Before her death by euthanasia at age 64, neither her son nor any family member was consulted.
The Court of Human Rights on Oct. 4 did not rule that there was any violation of Belgium’s legislative framework for the practice of euthanasia.
The judgment was with regard to the way in which the facts surrounding de Troyer’s euthanasia were handled by Belgium’s Federal Commission for the Control and Evaluation of Euthanasia and the promptness of a criminal trial following de Troyer’s death.
“Taking into account the crucial role played by the commission in the a posteriori control of euthanasia, the court considers that the control system established in the present case did not ensure its independence,” the ruling said.
The court found that Belgium failed to fulfill its obligation under Article 2 of the convention both because of the lack of independence of the commission and due to lack of promptness of the criminal investigation.
Over a period of just a few months, de Troyer had made a financial payment to a Belgian euthanasia advocate’s organization.
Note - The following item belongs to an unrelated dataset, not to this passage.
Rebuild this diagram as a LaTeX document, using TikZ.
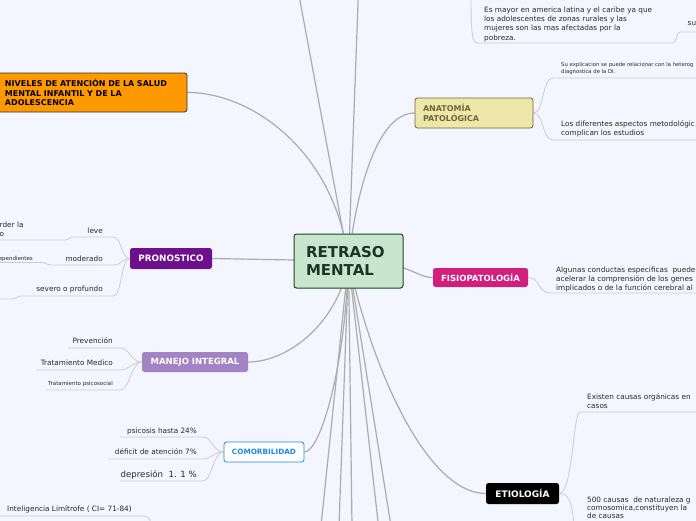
\documentclass[tikz,border=0pt]{standalone}
\usepackage{fontspec}
\setmainfont{DejaVu Sans}
\usetikzlibrary{backgrounds}
\definecolor{bg}{RGB}{243,246,254}
\definecolor{mainline}{RGB}{172,172,172}
\definecolor{leafline}{RGB}{204,204,210}
\definecolor{cfill}{RGB}{200,230,205}
\definecolor{cdraw}{RGB}{40,62,46}
\definecolor{ctext}{RGB}{28,52,34}
\definecolor{orangef}{RGB}{255,153,0}
\definecolor{purplef}{RGB}{110,16,140}
\definecolor{lavf}{RGB}{162,132,196}
\definecolor{blueb}{RGB}{30,136,229}
\definecolor{khakif}{RGB}{238,232,168}
\definecolor{olivet}{RGB}{112,100,60}
\definecolor{magf}{RGB}{210,30,125}
\definecolor{txt}{RGB}{40,40,40}
\tikzset{
 box/.style={rounded corners=2.5pt, inner sep=0pt, font=\bfseries\fontsize{8.5}{10}\selectfont},
 leaf/.style={inner sep=0pt, text=txt, font=\fontsize{7.3}{9.2}\selectfont, align=left},
 tinyleaf/.style={inner sep=0pt, text=txt, font=\fontsize{5.5}{7}\selectfont, align=left},
 conn/.style={draw=mainline, line width=1.2pt},
 lconn/.style={draw=leafline, line width=0.8pt},
}
\begin{document}
\begin{tikzpicture}[x=1pt,y=-1pt]
\useasboundingbox (0,0) rectangle (696,520);

% ---------- main nodes ----------
\node[box, fill=cfill, draw=cdraw, line width=1pt, minimum width=109pt, minimum height=54pt,
      text width=85pt, align=left, text=ctext, font=\bfseries\fontsize{15}{18.5}\selectfont] (c) at (348.5,261) {RETRASO\\MENTAL};
\node[box, fill=orangef, draw=black!80, line width=0.8pt, minimum width=190pt, minimum height=39pt,
      text width=174pt, align=left, font=\bfseries\fontsize{8}{9.6}\selectfont] (niv) at (92,92.5)
      {NIVELES DE ATENCIÓN DE LA SALUD\\MENTAL INFANTIL Y DE LA\\ADOLESCENCIA};
\node[box, fill=purplef, text=white, minimum width=82pt, minimum height=21pt, font=\bfseries\fontsize{8.8}{10}\selectfont] (pron) at (171,258.5) {PRONOSTICO};
\node[box, fill=lavf, text=white, minimum width=106pt, minimum height=20pt] (man) at (195,362) {MANEJO INTEGRAL};
\node[box, fill=white, draw=blueb, line width=0.8pt, text=blueb, minimum width=80pt, minimum height=20pt,
      font=\bfseries\fontsize{7.3}{9}\selectfont] (com) at (264,452) {COMORBILIDAD};
\node[box, fill=khakif, draw=olivet, line width=0.8pt, text=olivet, minimum width=118pt, minimum height=30pt,
      text width=102pt, align=left, font=\bfseries\fontsize{8}{9.8}\selectfont] (anat) at (474,113) {ANATOMÍA\\PATOLÓGICA};
\node[box, fill=magf, text=white, minimum width=95pt, minimum height=19pt] (fis) at (480.5,277.5) {FISIOPATOLOGÍA};
\node[box, fill=black, text=white, minimum width=73pt, minimum height=21pt, font=\bfseries\fontsize{9}{10}\selectfont] (eti) at (522.5,493.5) {ETIOLOGÍA};

% ---------- leaf texts ----------
% pronostico
\node[leaf, anchor=base east] (leve) at (103,233) {leve};
\node[leaf, anchor=base east] (mod) at (103,261.5) {moderado};
\node[leaf, anchor=base east] (sev) at (103,291.5) {severo o profundo};
\node[leaf, anchor=north west] (leveA) at (-0.5,221.5) {rder la\\o};
\node[tinyleaf, anchor=base east] (modA) at (33,260) {ependientes};
% manejo
\node[leaf, anchor=base east] (prev) at (113,343.5) {Prevención};
\node[leaf, anchor=base east] (tmed) at (113,365.5) {Tratamiento Medico};
\node[tinyleaf, anchor=base east] (tpsi) at (113,385) {Tratamiento psicosocial};
% comorbilidad
\node[leaf, anchor=base east] (psi) at (197,433.5) {psicosis hasta 24\%};
\node[leaf, anchor=base east] (def) at (197,454.5) {déficit de atención 7\%};
\node[leaf, anchor=base east, font=\fontsize{8.6}{10}\selectfont] (dep) at (197,477.5) {depresión\ \ 1. 1 \%};
\node[leaf, anchor=base west] (intel) at (7,511.5) {Inteligencia Limítrofe ( CI= 71-84)};
% top right
\node[leaf, anchor=north west, font=\fontsize{7.3}{9.3}\selectfont] (may) at (484,6.5)
  {Es mayor en america latina y el caribe ya que\\los adolescentes de zonas rurales y las\\mujeres son las mas afectadas por la\\pobreza.};
\node[leaf, anchor=base west] (su) at (687.5,25.5) {su};
% anatomia
\node[tinyleaf, anchor=north west, font=\fontsize{5.3}{7}\selectfont] (expl) at (561,62.5) {Su explicacion se puede relacionar con la heterog\\diagnostica de la DI.};
\node[leaf, anchor=north west] (asp) at (561,120.5) {Los diferentes aspectos metodológic\\complican los estudios};
% fisiopatologia
\node[leaf, anchor=north west, font=\fontsize{7.3}{9}\selectfont] (cond) at (556,266.5)
  {Algunas conductas especificas\ \ puede\\acelerar la comprensión de los genes\\implicados o de la función cerebral al};
% etiologia
\node[leaf, anchor=north west] (org) at (587,393) {Existen causas orgánicas en\\casos};
\node[leaf, anchor=north west, font=\fontsize{7.3}{8.2}\selectfont] (qui) at (587,496.5) {500 causas\ \ de naturaleza g\\comosomica,constituyen la\\de causas};

% ---------- coordinates ----------
\coordinate (t1) at (298,-10);
\coordinate (t2) at (358.5,-10);
\coordinate (b1) at (321,526);
\coordinate (b2) at (339,526);
\coordinate (b3) at (352,526);
\coordinate (b4) at (378.5,526);
\coordinate (b5) at (391,526);
\coordinate (leveR) at (113,237); \coordinate (leveL) at (72,237);
\coordinate (leveAR) at (65,240); \coordinate (leveAL) at (-2,240);
\coordinate (modR) at (113,265); \coordinate (modL) at (50,265);
\coordinate (modAR) at (43,262.5); \coordinate (modAL) at (-2,262.5);
\coordinate (sevR) at (113,296); \coordinate (sevL) at (20,296);
\coordinate (sevAR) at (13,299); \coordinate (sevAL) at (-2,299);
\coordinate (prevR) at (120,348); \coordinate (prevL) at (68,348);
\coordinate (tmedR) at (120,370); \coordinate (tmedL) at (36,370);
\coordinate (tpsiR) at (120,390); \coordinate (tpsiL) at (46,390);
\coordinate (psiR) at (203,437); \coordinate (psiL) at (120,437);
\coordinate (defR) at (203,459); \coordinate (defL) at (108,459);
\coordinate (depR) at (203,481); \coordinate (depL) at (120,481);
\coordinate (intR) at (143,516); \coordinate (intL) at (-2,516); \coordinate (intD) at (152,530);
\coordinate (mayT) at (471,-10); \coordinate (mayL) at (478,43); \coordinate (mayR) at (673,43);
\coordinate (suL) at (680,32); \coordinate (suR) at (700,32);
\coordinate (explL) at (553,78); \coordinate (explR) at (700,78);
\coordinate (aspL) at (553,140); \coordinate (aspR) at (700,140);
\coordinate (condL) at (550,293); \coordinate (condR) at (700,293);
\coordinate (orgL) at (580,412); \coordinate (orgR) at (700,412);
\coordinate (quiD) at (574,530);

\begin{pgfonlayer}{background}
\fill[bg] (-5,-5) rectangle (701,525);
% main connectors
\draw[conn] (c.center) .. controls (335,150) and (250,92) .. (niv.east);
\draw[conn] (c.center) -- (pron.east);
\draw[conn] (c.center) .. controls (340,320) and (290,362) .. (man.east);
\draw[conn] (c.center) .. controls (345,370) and (320,452) .. (com.east);
\draw[conn] (c.center) -- (t1);
\draw[conn] (c.center) -- (t2);
\draw[conn] (c.center) -- (b1);
\draw[conn] (c.center) -- (b2);
\draw[conn] (c.center) -- (b3);
\draw[conn] (c.center) -- (b4);
\draw[conn] (c.center) -- (b5);
\draw[conn] (c.center) .. controls (355,200) and (375,113) .. (anat.west);
\draw[conn] (c.center) .. controls (410,261) and (415,277.5) .. (fis.west);
\draw[conn] (c.center) .. controls (375,380) and (430,493.5) .. (eti.west);
% leaf connectors: pronostico
\draw[lconn] (pron.west) .. controls (121,258.5) and (122,237) .. (leveR) -- (leveL) .. controls (69,237) and (69,240) .. (leveAR) -- (leveAL);
\draw[lconn] (pron.west) .. controls (121,258.5) and (122,265) .. (modR) -- (modL) .. controls (47,265) and (46,262.5) .. (modAR) -- (modAL);
\draw[lconn] (pron.west) .. controls (121,258.5) and (122,296) .. (sevR) -- (sevL) .. controls (17,296) and (16,299) .. (sevAR) -- (sevAL);
% manejo
\draw[lconn] (man.west) .. controls (131,362) and (130,348) .. (prevR) -- (prevL);
\draw[lconn] (man.west) .. controls (131,362) and (130,370) .. (tmedR) -- (tmedL);
\draw[lconn] (man.west) .. controls (131,362) and (130,390) .. (tpsiR) -- (tpsiL);
% comorbilidad
\draw[lconn] (com.west) .. controls (213,452) and (212,437) .. (psiR) -- (psiL);
\draw[lconn] (com.west) .. controls (213,452) and (212,459) .. (defR) -- (defL);
\draw[lconn] (com.west) .. controls (213,452) and (212,481) .. (depR) -- (depL);
\draw[lconn] (intL) -- (intR) .. controls (149,516) and (151,520) .. (intD);
% top right
\draw[lconn] (mayT) .. controls (471,35) and (472,43) .. (mayL) -- (mayR) .. controls (677,43) and (676,32) .. (suL) -- (suR);
% anatomia
\draw[lconn] (anat.east) .. controls (544,113) and (542,78) .. (explL) -- (explR);
\draw[lconn] (anat.east) .. controls (544,113) and (542,140) .. (aspL) -- (aspR);
% fisiopatologia
\draw[lconn] (fis.east) .. controls (540,277.5) and (538,293) .. (condL) -- (condR);
% etiologia
\draw[lconn] (eti.east) .. controls (573,493.5) and (573,412) .. (orgL) -- (orgR);
\draw[lconn] (eti.east) .. controls (570,493.5) and (573,505) .. (quiD);
\end{pgfonlayer}
\end{tikzpicture}
\end{document}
He referred her to see other doctors who were also part of the same association, despite a requirement for independent opinions in the case of individuals not expected to die soon.
The same doctor that euthanized her is also co-chair of the federal commission charged with approving euthanasia cases after the fact.
The Court of Human Rights’ finding that there was no violation of Belgium’s legislative framework and no violation of Article 2 for the conditions of the euthanasia was decided in a 5-2 vote.
“We welcome the court’s finding of an Article 2 violation, which demonstrates the inadequacy of ‘safeguards’ for the intentional ending of life,” the Christan legal group Alliance Defending Freedom (ADF International) said in a statement Oct 4. “The decision counters the notion that there is a so-called ‘right to die’ and lays bare the horrors that inevitably unfold across society when euthanasia is made legal.”
ADF International said that while the court ruled more “safeguarding” was an appropriate solution to protecting life, its own ruling made clear that laws and protocols were indeed insufficient to protect the rights of Mortier’s mother.
“It is unfortunate that the court dismissed the challenge to the Belgian legal framework; however, the takeaway is that the ‘safeguards’ touted as offering protection to vulnerable people should trigger more caution toward euthanasia in Europe and the world,” said Robert Clarke, deputy director of ADF International, who represented Mortier before the court.
“The reality is that there are no ‘safeguards’ that can mitigate the dangers of the practice once it is legal. Nothing can bring back Tom’s mother, but we hope this decision offers Tom some small measure of justice,” Clarke said.
Countries such as Belgium and the Netherlands have been at the forefront of offering euthanasia and assisted suicide, and doctors who personally object to the practice must still refer patients.
Vincent Kemme, the founder of the Belgian bioethics organization Biofides, told EWTN News in September that his organization has observed a shift in recent years, especially in the low countries of Europe, away from conscience protections for the medical profession.
“In Europe and the United States, the introduction of relativism and moral subjectivism has completely changed the profession of the doctor,” Kemme said.
Under Belgian law, euthanasia is permissible when a “medically futile condition of constant and unbearable physical or mental suffering” resulting from a severe and incurable disorder caused by illness or accident cannot be alleviated.